The Nominating Committee, which consists of John Kahler, Hirokatsu Sakamoto, and David Wormley held four meetings in 2006. The Nominating Committee is responsible for identifying individuals qualified to become members of the Board of Directors, consistent with criteria approved by the Board, and for selecting the director nominees to stand for election at each annual meeting of shareholders.

The Board of Directors held four meetings during 2006. Each Director attended all of the meetings of the Board and of each committee of which he or she was a member in 2006, except the following:

 

   

Clyde G. Nixon was absent from the September 2006 Board meeting.

 

   

Ferdinand E. Megerlin was absent from the March 2006 Compensation Committee and Audit Committee meetings.

The Company has adopted a code of ethics, which applies to all directors, officers and employees.
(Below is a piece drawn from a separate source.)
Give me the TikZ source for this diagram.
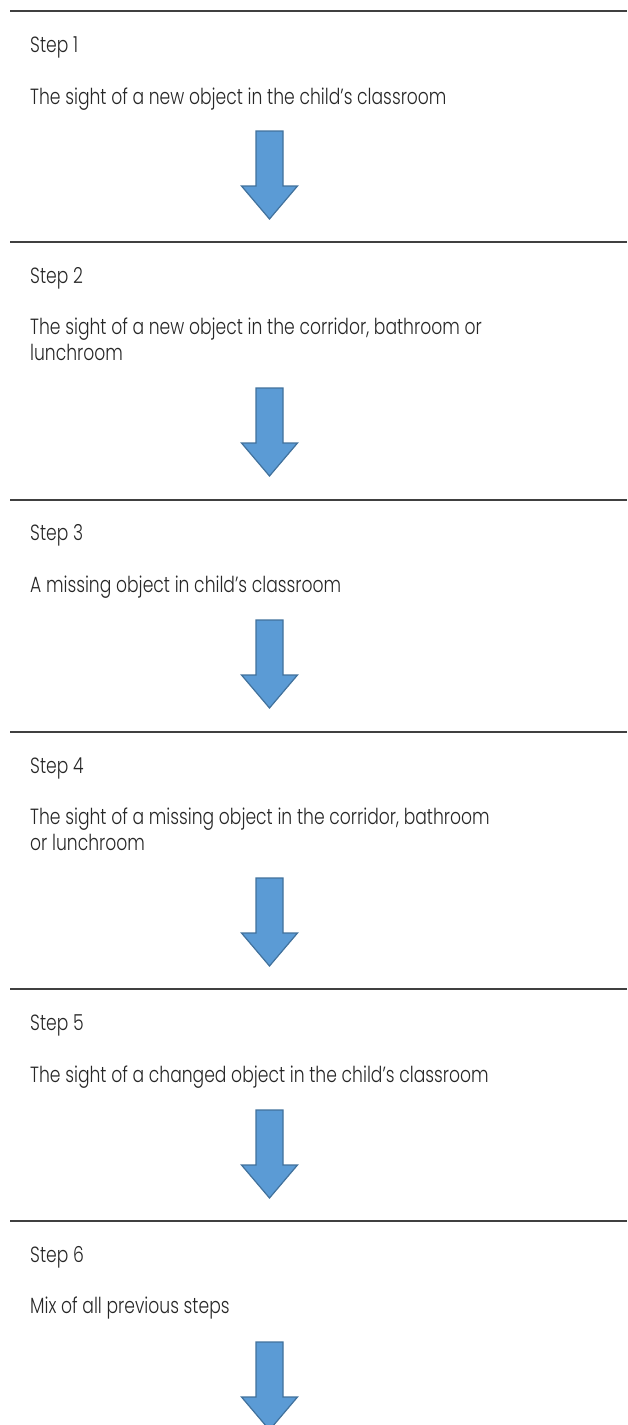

The code of ethics is monitored by the Company’s Audit Committee and is available on its website, www.sunhydraulics.com. A copy of the code of ethics will be provided to any person without charge, upon request, by writing to the Company at 1500 West University Parkway, Sarasota, FL 34243, Attention: Investor Relations.

Section 16(a) Beneficial Ownership Reporting Compliance

Section 16(a) of the Securities Exchange Act of 1934 requires the Company’s Directors, officers and holders of more than 10% of the Company’s Common Stock to file with the Securities and Exchange Commission initial reports of ownership and reports of changes in ownership of Common Stock and any other equity securities of the Company. To the Company’s knowledge, based solely upon a review of the forms, reports and certificates filed with the Company by such persons, other than as set forth below, all of them complied with the Section 16(a) filing requirements in 2006.

The Koski Family Partnership filed late one Form 4 reporting one transaction; John Kahler filed late one Form 4 reporting one transaction; Clyde Nixon filed late one Form 4 reporting one transaction; and Jeffrey Cooper filed late one Form 4 reporting four transactions.